Which expression is correctly developed to use the power rule of exponents

12^9
,(-5)^0
(7^8)X(7^10)
(7^4)^8

1 answer

To apply the power rule of exponents correctly, we need to understand the conditions under which the rule can be applied. The power rule states that \((a^m)^n = a^{m \cdot n}\) and \(a^m \cdot a^n = a^{m+n}\).

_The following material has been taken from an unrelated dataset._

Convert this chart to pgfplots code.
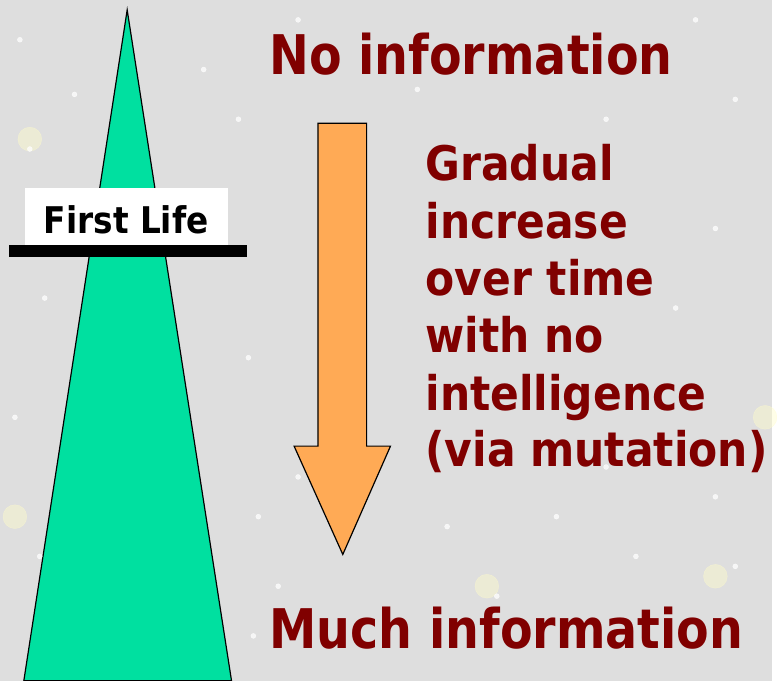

Let's analyze each expression:

  1. \(12^9\):

    • This expression is already in its simplest form. It doesn't involve applying the power rule.
  2. \((-5)^0\):

    • According to the zero exponent rule, any non-zero base raised to the power of 0 is equal to 1. This doesn't involve the power rule but rather the zero exponent rule.
  3. \((7^8) \cdot (7^{10})\):

    • This expression can be simplified using the product of powers rule. According to this rule: \((7^8) \cdot (7^{10}) = 7^{8 + 10} = 7^{18}\).
    • This is a correct application of exponent rules.
  4. \((7^4)^8\):

    • This expression can be simplified using the power of a power rule. According to this rule: \((7^4)^8 = 7^{4 \cdot 8} = 7^{32}\).
    • This is also a correct application of the power rule of exponents.

So, the expressions that correctly use the power rule are:

  • \((7^8) \cdot (7^{10})\) which simplifies to \(7^{18}\), and
  • \((7^4)^8\) which simplifies to \(7^{32}\).

Both of these expressions correctly utilize the power rule of exponents.